I'm new to the forum so I wanted to introduce myself and our new project. I hope this is the best place to start (and an okay thing to do??). My hopes are to share some ideas and parts of projects and of course learn from all of you with regards to your own renovations. I am a Jack-of-All-Trades, but this is my first attempt at this large of a renovation. Some I will do myself, other major parts I will hire professionals. I am at my best working with metal, but I enjoy all aspects of building and refurbishing. No matter what, we have a lot of work ahead of us.

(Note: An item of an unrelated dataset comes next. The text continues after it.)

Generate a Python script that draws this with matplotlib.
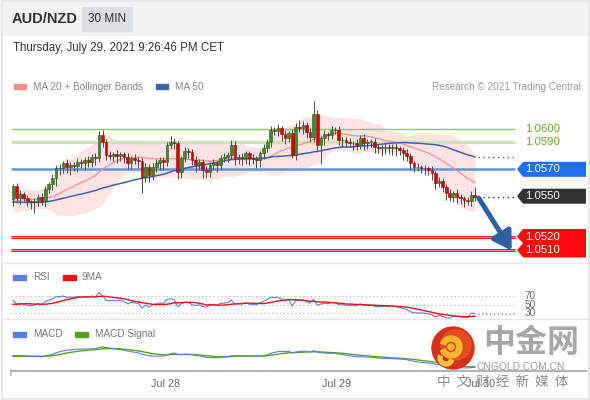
import numpy as np
import pandas as pd
import matplotlib
matplotlib.use("Agg")
import matplotlib.pyplot as plt
from matplotlib.patches import Rectangle, Polygon, Circle, Wedge

plt.rcParams['font.family'] = ['Liberation Sans', 'DejaVu Sans']

W, H = 590, 400

# closes before the visible window (only used to warm up the indicators)
prior_closes = [1.0552, 1.0549, 1.0553, 1.0556, 1.0551, 1.0548, 1.0545, 1.0547, 1.0543, 1.0540,
                1.0542, 1.0538, 1.0541, 1.0544, 1.0540, 1.0537, 1.0539, 1.0543, 1.0546, 1.0544,
                1.0548, 1.0545, 1.0541, 1.0543, 1.0547, 1.0550, 1.0546, 1.0542, 1.0544, 1.0548,
                1.0551, 1.0547, 1.0543, 1.0540, 1.0544, 1.0541, 1.0545, 1.0549, 1.0546, 1.0543,
                1.0547, 1.0552, 1.0549, 1.0545, 1.0541, 1.0544, 1.0548, 1.0551, 1.0547, 1.0548]

# 30 min closes, AUD/NZD
closes = [1.05578, 1.05489, 1.05513, 1.05487, 1.05464, 1.05455, 1.05467, 1.05496, 1.05464, 1.05554,
          1.05589, 1.05633, 1.05712, 1.05710, 1.05745, 1.05719, 1.05732, 1.05727, 1.05757, 1.05747,
          1.05769, 1.05757, 1.05794, 1.05782, 1.05955, 1.05906, 1.05807, 1.05799, 1.05812, 1.05799,
          1.05812, 1.05794, 1.05745, 1.05782, 1.05769, 1.05762, 1.05645, 1.05719, 1.05658, 1.05719,
          1.05745, 1.05769, 1.05757, 1.05881, 1.05906, 1.05894, 1.05678, 1.05782, 1.05836, 1.05831,
          1.05769, 1.05732, 1.05757, 1.05695, 1.05682, 1.05732, 1.05745, 1.05732, 1.05786, 1.05794,
          1.05807, 1.05881, 1.05782, 1.05794, 1.05782, 1.05819, 1.05782, 1.05779, 1.05769, 1.05819,
          1.05856, 1.05906, 1.05993, 1.05985, 1.06005, 1.05961, 1.05931, 1.05968, 1.05807, 1.06017,
          1.06005, 1.06030, 1.05980, 1.05943, 1.06109, 1.05881, 1.05931, 1.05961, 1.05955, 1.05993,
          1.05990, 1.05918, 1.05918, 1.05906, 1.05894, 1.05894, 1.05881, 1.05935, 1.05894, 1.05906,
          1.05906, 1.05868, 1.05861, 1.05861, 1.05868, 1.05856, 1.05868, 1.05856, 1.05844, 1.05819,
          1.05801, 1.05745, 1.05719, 1.05715, 1.05712, 1.05708, 1.05695, 1.05670, 1.05596, 1.05613,
          1.05571, 1.05522, 1.05496, 1.05522, 1.05496, 1.05484, 1.05472, 1.05464, 1.05509, 1.05496]

# wick lengths beyond the body, in pips
upper_wick_pips = [1, 2, 3, 2, 2, 1, 2, 2, 3, 2,
                   2, 3, 2, 3, 2, 3, 2, 2, 3, 2,
                   2, 3, 2, 3, 3, 4, 2, 3, 2, 3,
                   2, 2, 3, 2, 3, 2, 2, 3, 2, 3,
                   3, 2, 2, 2, 4, 3, 2, 2, 3, 2,
                   2, 3, 2, 2, 3, 2, 3, 2, 2, 3,
                   2, 4, 3, 2, 3, 2, 2, 3, 2, 2,
                   3, 2, 3, 2, 3, 2, 3, 2, 3, 3,
                   5, 3, 2, 3, 10, 3, 2, 3, 2, 3,
                   2, 3, 2, 2, 3, 2, 3, 2, 3, 2,
                   2, 3, 2, 2, 3, 2, 2, 3, 2, 2,
                   3, 2, 2, 3, 2, 2, 2, 3, 2, 3,
                   2, 2, 3, 2, 3, 2, 2, 2, 3, 6]
lower_wick_pips = [5, 4, 5, 3, 4, 5, 8, 4, 3, 4,
                   3, 4, 6, 5, 4, 5, 6, 4, 5, 4,
                   5, 4, 4, 5, 3, 4, 4, 3, 4, 5,
                   4, 5, 4, 4, 3, 5, 12, 4, 5, 4,
                   4, 5, 6, 3, 3, 4, 5, 4, 3, 5,
                   4, 5, 4, 6, 5, 4, 4, 5, 4, 3,
                   4, 3, 5, 4, 5, 4, 5, 4, 6, 5,
                   4, 3, 4, 3, 4, 5, 4, 3, 2, 4,
                   3, 4, 5, 4, 4, 4, 14, 5, 4, 3,
                   3, 4, 5, 4, 3, 5, 4, 3, 5, 4,
                   4, 5, 4, 6, 5, 4, 5, 6, 4, 5,
                   4, 5, 4, 3, 4, 5, 4, 5, 4, 3,
                   4, 5, 3, 4, 5, 4, 5, 3, 4, 3]

day_labels = ["Jul 28", "Jul 29", "Jul 30"]
day_index = [42.5, 90.5, 130.5]

resistances = [1.0600, 1.0590]
pivot = 1.0570
supports = [1.0520, 1.0510]
rsi_levels = [70, 50, 30]

# ---- indicators
allc = pd.Series(prior_closes + closes)
n0 = len(prior_closes)
ma20 = allc.rolling(20).mean()
sd20 = allc.rolling(20).std(ddof=0)
ma50 = allc.rolling(50, min_periods=1).mean()
d = allc.diff()
gain = d.clip(lower=0).ewm(alpha=1 / 14, adjust=False).mean()
loss = (-d.clip(upper=0)).ewm(alpha=1 / 14, adjust=False).mean()
rsi = 100 - 100 / (1 + gain / loss)
rsi9 = rsi.rolling(9).mean()
macd = allc.ewm(span=12, adjust=False).mean() - allc.ewm(span=26, adjust=False).mean()
signal = macd.ewm(span=9, adjust=False).mean()

vis = slice(n0, None)
x = np.arange(len(closes))
c = np.array(closes)
o = np.array([prior_closes[-1]] + closes[:-1])
hi = np.maximum(o, c) + np.array(upper_wick_pips) * 1e-4
lo = np.minimum(o, c) - np.array(lower_wick_pips) * 1e-4

# ---- layout helpers (pixel boxes)
fig = plt.figure(figsize=(W / 100, H / 100), dpi=100)


def axes_px(x0, y0, x1, y1, **kw):
    return fig.add_axes([x0 / W, 1 - y1 / H, (x1 - x0) / W, (y1 - y0) / H], **kw)


STEP = 3.58
X0PX = 13
xl = ((11 - X0PX) / STEP, (586 - X0PX) / STEP)
xend = (515 - X0PX) / STEP

ov = axes_px(0, 0, W, H, zorder=10)
ov.set_xlim(0, W)
ov.set_ylim(H, 0)
ov.axis('off')
ov.patch.set_alpha(0)

ax = axes_px(11, 95, 586, 262)
ax.set_xlim(*xl)
ax.set_ylim(1.0600 - 133 / 13440, 1.0600 + 34 / 13440)
ax.axis('off')


def to_px(a, xv, yv):
    dx, dy = a.transData.transform((xv, yv))
    return dx, H - dy


# frame, header
ov.add_patch(Rectangle((0, 0), W, 35, color='#f3f3f3', zorder=0))
ov.add_patch(Rectangle((1.5, 0.5), W - 3, H - 2, fill=False, edgecolor='#e3e5e8', lw=1.2))
ov.text(12, 19, "AUD/NZD", fontsize=10.5, fontweight='bold', color='#333333', va='center')
ov.add_patch(Rectangle((82, 7), 50, 24, color='#dcdfe4'))
ov.text(107, 19, "30 MIN", fontsize=8.5, color='#333333', va='center', ha='center')
ov.text(13, 48, "Thursday, July 29, 2021 9:26:46 PM CET", fontsize=8.3, color='#333333', va='center')
ov.plot([3, 587], [262.5, 262.5], color='#e6e6e6', lw=1)
ov.plot([3, 587], [319, 319], color='#e6e6e6', lw=1)

# legends
ov.add_patch(Rectangle((14, 84), 12, 4.5, color='#f78a8a'))
ov.text(33, 86.5, "MA 20 + Bollinger Bands", fontsize=7.2, color='#888888', va='center')
ov.add_patch(Rectangle((156, 84), 12, 4.5, color='#3d63a6'))
ov.text(175, 86.5, "MA 50", fontsize=7.2, color='#888888', va='center')
ov.text(581, 86.5, "Research \u00a9 2021 Trading Central", fontsize=7.2, color='#9a9a9a', va='center', ha='right')
ov.add_patch(Rectangle((13, 275), 13, 4.5, color='#5b7fe0'))
ov.text(33, 277.5, "RSI", fontsize=7.2, color='#777777', va='center')
ov.add_patch(Rectangle((63, 275), 13, 4.5, color='#ee1111'))
ov.text(82, 277.5, "9MA", fontsize=7.2, color='#777777', va='center')
ov.add_patch(Rectangle((13, 332), 13, 4.5, color='#5b7fe0'))
ov.text(33, 334, "MACD", fontsize=7.2, color='#777777', va='center')
ov.add_patch(Rectangle((75, 332), 13, 4.5, color='#5aa020'))
ov.text(95, 334, "MACD Signal", fontsize=7.2, color='#777777', va='center')

# ---- price panel
ax.fill_between(x, (ma20 - 2 * sd20)[vis], (ma20 + 2 * sd20)[vis], color='#fde3e3', lw=0, zorder=1)
ax.hlines(resistances[0], xl[0], xend, color='#8cc864', lw=1.0, zorder=2)
ax.hlines(resistances[1], xl[0], xend, color='#cfe3b8', lw=2.4, zorder=2)
ax.hlines(pivot, xl[0], xend, color='#6393f2', lw=1.8, zorder=2)
for s in supports:
    ax.hlines(s, xl[0], xend, color='#ff1010', lw=2.2, zorder=2)
    ax.hlines(s, xl[0], xend, color='#ffc4c4', lw=0.5, zorder=2)
ax.plot(x, ma20[vis], color='#f58f8f', lw=0.9, zorder=3)
ax.plot(x, ma50[vis], color='#3d63a6', lw=1.1, zorder=3)
ax.vlines(x, lo, hi, color='#4a4a4a', lw=0.7, zorder=4)
up = c >= o
body_h = np.maximum(np.abs(c - o), 3e-5)
ax.bar(x[up], body_h[up], bottom=np.minimum(o, c)[up], width=0.75, color='#3a8a26', edgecolor='#24561a', lw=0.4, zorder=5)
ax.bar(x[~up], body_h[~up], bottom=np.minimum(o, c)[~up], width=0.75, color='#d60000', edgecolor='#7a1010', lw=0.4, zorder=5)

last = len(closes) - 1
ax.hlines(ma50.iloc[-1], last + 1, xend, color='#3d63a6', lw=1, linestyles=(0, (1, 2.5)), zorder=3)
ax.hlines(c[-1], last + 1, xend, color='#333333', lw=1, linestyles=(0, (1, 2.5)), zorder=3)
ax.annotate('', xy=(139.3, supports[1] - 0.00005), xytext=(last + 1.1, c[-1] - 0.0001),
            arrowprops=dict(arrowstyle='-|>,head_length=0.9,head_width=0.55', lw=3.6,
                            color='#2f5f9e', mutation_scale=12, shrinkA=0, shrinkB=0), zorder=6)


def tag_poly(yc_list, color):
    top = yc_list[0] - 7.5
    bot = yc_list[-1] + 7.5
    pts = [(523, top), (586, top), (586, bot), (523, bot)]
    for k in range(len(yc_list) - 1, -1, -1):
        pts.append((517, yc_list[k]))
        if k > 0:
            pts.append((523, (yc_list[k] + yc_list[k - 1]) / 2))
    ov.add_patch(Polygon(pts, closed=True, color=color, lw=0))


for lvl in resistances:
    _, yp = to_px(ax, 0, lvl)
    ov.text(525, yp, f"{lvl:.4f}", fontsize=8.2, color='#62a82c', va='center')
_, yp = to_px(ax, 0, pivot)
tag_poly([yp], '#1f6ff2')
ov.text(525, yp, f"{pivot:.4f}", fontsize=8.2, color='white', va='center')
_, yp = to_px(ax, 0, round(c[-1], 4))
tag_poly([yp], '#333333')
ov.text(525, yp, f"{round(c[-1], 4):.4f}", fontsize=8.2, color='white', va='center')
sup_px = [to_px(ax, 0, s)[1] for s in supports]
tag_poly(sup_px, '#ff0a0a')
for s, yp in zip(supports, sup_px):
    ov.text(525, yp, f"{s:.4f}", fontsize=8.2, color='white', va='center')

# ---- RSI panel
ar = axes_px(11, 263, 586, 319)
ar.set_xlim(*xl)
ar.set_ylim(30 - 6 / 0.425, 70 + 33 / 0.425)
ar.axis('off')
ar.hlines(rsi_levels, xl[0], xend, color='#b5b5b5', lw=0.8, linestyles=(0, (1, 2.5)))
ar.plot(x, rsi[vis], color='#5b7fe0', lw=0.8)
ar.plot(x, rsi9[vis], color='#ee1111', lw=1.0)
ar.hlines(rsi.iloc[-1], last + 1, xend, color='#5b7fe0', lw=0.8, linestyles=(0, (1, 2.5)))
for lv in rsi_levels:
    _, yp = to_px(ar, 0, lv)
    ov.text(525, yp, str(lv), fontsize=7.2, color='#666666', va='center')

# ---- MACD panel
am = axes_px(11, 320, 586, 371)
am.set_xlim(*xl)
mv, sv = macd[vis], signal[vis]
mlo = min(mv.min(), sv.min())
mhi = max(mv.max(), sv.max())
s_px = (mhi - mlo) / 21
am.set_ylim(mlo - 3 * s_px, mhi + 27 * s_px)
am.plot(x, sv, color='#5aa020', lw=1.0)
am.plot(x, mv, color='#5b7fe0', lw=0.8)
for side in ('top', 'left', 'right'):
    am.spines[side].set_visible(False)
am.spines['bottom'].set_color('#b3b3b3')
am.spines['bottom'].set_linewidth(1.5)
am.set_yticks([])
am.set_xticks(day_index, day_labels)
am.tick_params(axis='x', length=0, pad=5.5, labelsize=7.8, labelcolor='#666666')
am.patch.set_alpha(0)
ov.plot([11, 11], [370, 375], color='#b3b3b3', lw=1.2)

# ---- watermark logo
ov.add_patch(Circle((453, 348), 21, color='#d6301a'))
ov.add_patch(Circle((456, 345), 15, color='#ea5a1f', alpha=0.7))
ov.add_patch(Wedge((451, 347), 11, 200, 520, width=5, color='#f7b52e'))
ov.add_patch(Wedge((446, 358), 8, 20, 200, width=4, color='#f7c343'))
ov.add_patch(Circle((451, 347), 3, color='#f7b52e'))
ov.text(531, 343, "中金网", fontsize=23, fontweight='bold', color='#a6a6a6',
        ha='center', va='center', family=['Noto Sans CJK SC'])
ov.text(521, 367, "CNGOLD.COM.CN", fontsize=7.4, color='#9a9a9a', ha='center', va='center')
ov.text(503, 382, "中  文  财  经  新  媒  体", fontsize=9.8, color='#8a8a8a',
        ha='center', va='center', family=['Noto Sans CJK SC'])

fig.savefig("out.png", dpi=100)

As of this week, my wife, two young daughters, and myself are the new owners of this grand old New Orleans lady (below). This Queen Ann style home was built just before the turn of the 19th century by a machinist and chemical engineer serving the then booming sugar industry of the Deep South. He designed and built an apparatus to refine the impurities from sugar cane liquid. The home resides just steps away from the famed streetcar line of St. Charles Avenue in a part of Uptown known as Rosa Park. It is the oldest residential park in New Orleans, modeled after the ones in New York and St. Louis at the time. These "residential parks" were the precursors to the modern day subdivisions of today. At the time it was a way to limit commercial influx and to establish some of the first restrictions and zoning rules in the city with regard to house size, setback, etc. The neighborhood also sits on the highest ridge in a city that is mostly below sea level otherwise. Today Rosa Park remains a private residential street (one of only two in all of New Orleans) with a distinctive identity due to its cul-de-sac plan, identifying iron gates, gas lamp entrance, and consistent late-nineteenth century architecture. It's unique in that all 16 original homes have survived and, interestingly, all of them are painted white. I have complete title work on the property dating back to November 12, 1836, which has been interesting to read. The home itself has been lived in by businessmen, an ambassador, wealthy heirs, and most recently a federal judge. And now it is our turn as a young family of hard working parents and busy little girls who are ready to settle down for good.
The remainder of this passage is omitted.